Funeral For A Friend - Hours
(Wednesday June 29, 2005 4:22 PM
)
Released on 13/06/05
Label: Atlantic
The 90s shift from grunge to 'emotional' hardcore took place pretty much below the media radar. One moment Nirvana, Mudhoney and Hole were making cock rock redundant with their cocktail of pure punk rock, raw emotion and (lest we forget) humour. The next and Limp Bizkit, Papa Roach and Linkin Park are spraying open a six-pack, throwing earnest hip-hop shapes generally bossing the whole post-Cobain scene. Baggy shorts and small foreheads are fashionable, emotion comes fed through a corporate drip pipe and humour is most definitely off the agenda.
(Actually, scrub that, Linkin Park are really quite hilarious.)
Funeral For A Friend fit pretty seamlessly into this brave nu world. They're metal for the "Big Brother Pepsi group hug type generation. The genre is effectively nothing more than a sanitised lighter-waving appropriation of 'feeling' that mixes un-ambitious 80s pop with widdly guitars. Exactly the sort of vehicle Charlie Simpson had in mind when he ditched Busted.

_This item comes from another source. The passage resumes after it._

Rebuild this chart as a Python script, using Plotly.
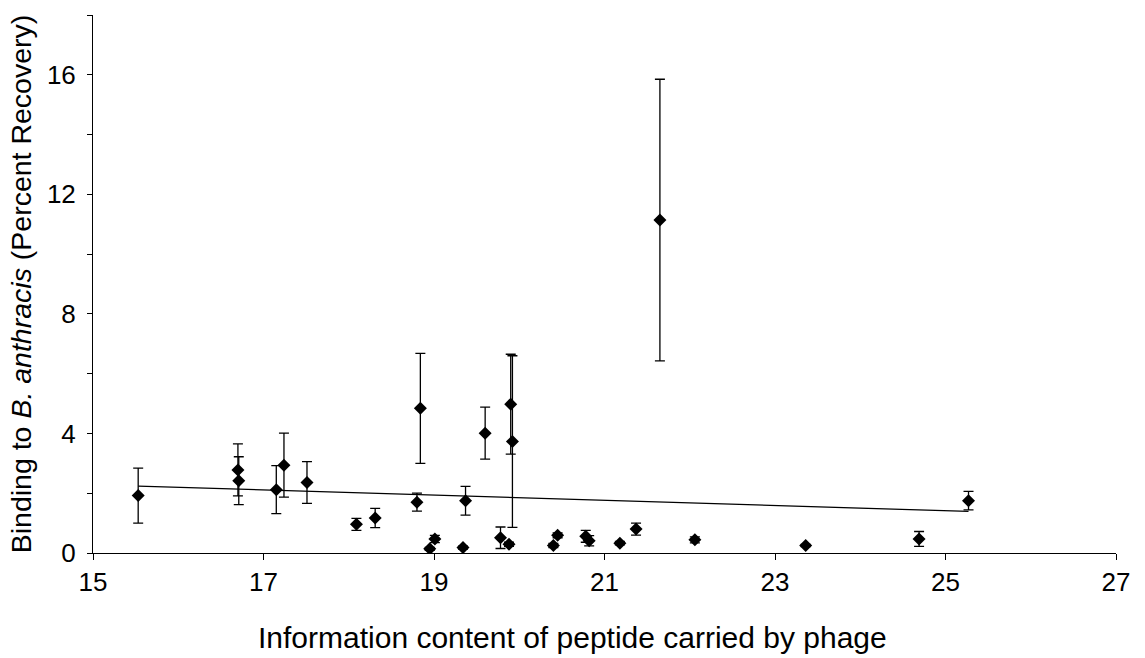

Production-wise FFAF are undoubtedly able to wreak a sleek and powerful noise. Produced by Terry Date (Pantera, Deftones, Soundgarden) "Hours" is certainly a well-honed beast. But while there's scant fat on their young bones, after a while it begins to sound unerringly similar to early Iron Maiden; albeit Maiden fronted by a younger, Welsh version of Simon Le Bon. Instead of songs about numbers of beasts and rimes of ancient mariners it's all, like, 'emotional'.
The result is generally a whole lot of incoherent and too-sincere teen angst. Opener "All The Rage" is the band in a microcosm. Stuttering riffs heave away in the best metal tradition, drums bang in staccato patterns and singer Matt Davies does his best Chester Bennington impression.
On "Streetcar" and "Roses For The Dead" (which, with a riff of Muse-like ferocity, is the album's highlight) he's bellowing, "So goodbye to you and your life," and "It's not your fault, you feel betrayed". Elsewhere, "Drive" chugs aimlessly, like some MOR soundtrack to a Tom Cruise film from 1985 as performed by Roxette. "This could be a movie, this could be our final act, we don't need these happy endings," croons Davies, straight from the nu-autocue.
There are highlights, of course. "Hospitality" boasts another brutal riff and "Recovery" again shows shades of Muse, but overall the album's pleasures will mostly remain hidden to all but FFAF's considerable fanbase. As an exercise in replicating the sound of growing pains it's unerringly accurate. Which, for the rest of us, makes "Hours" an album you can identify with, but not one you'd necessarily want to revisit.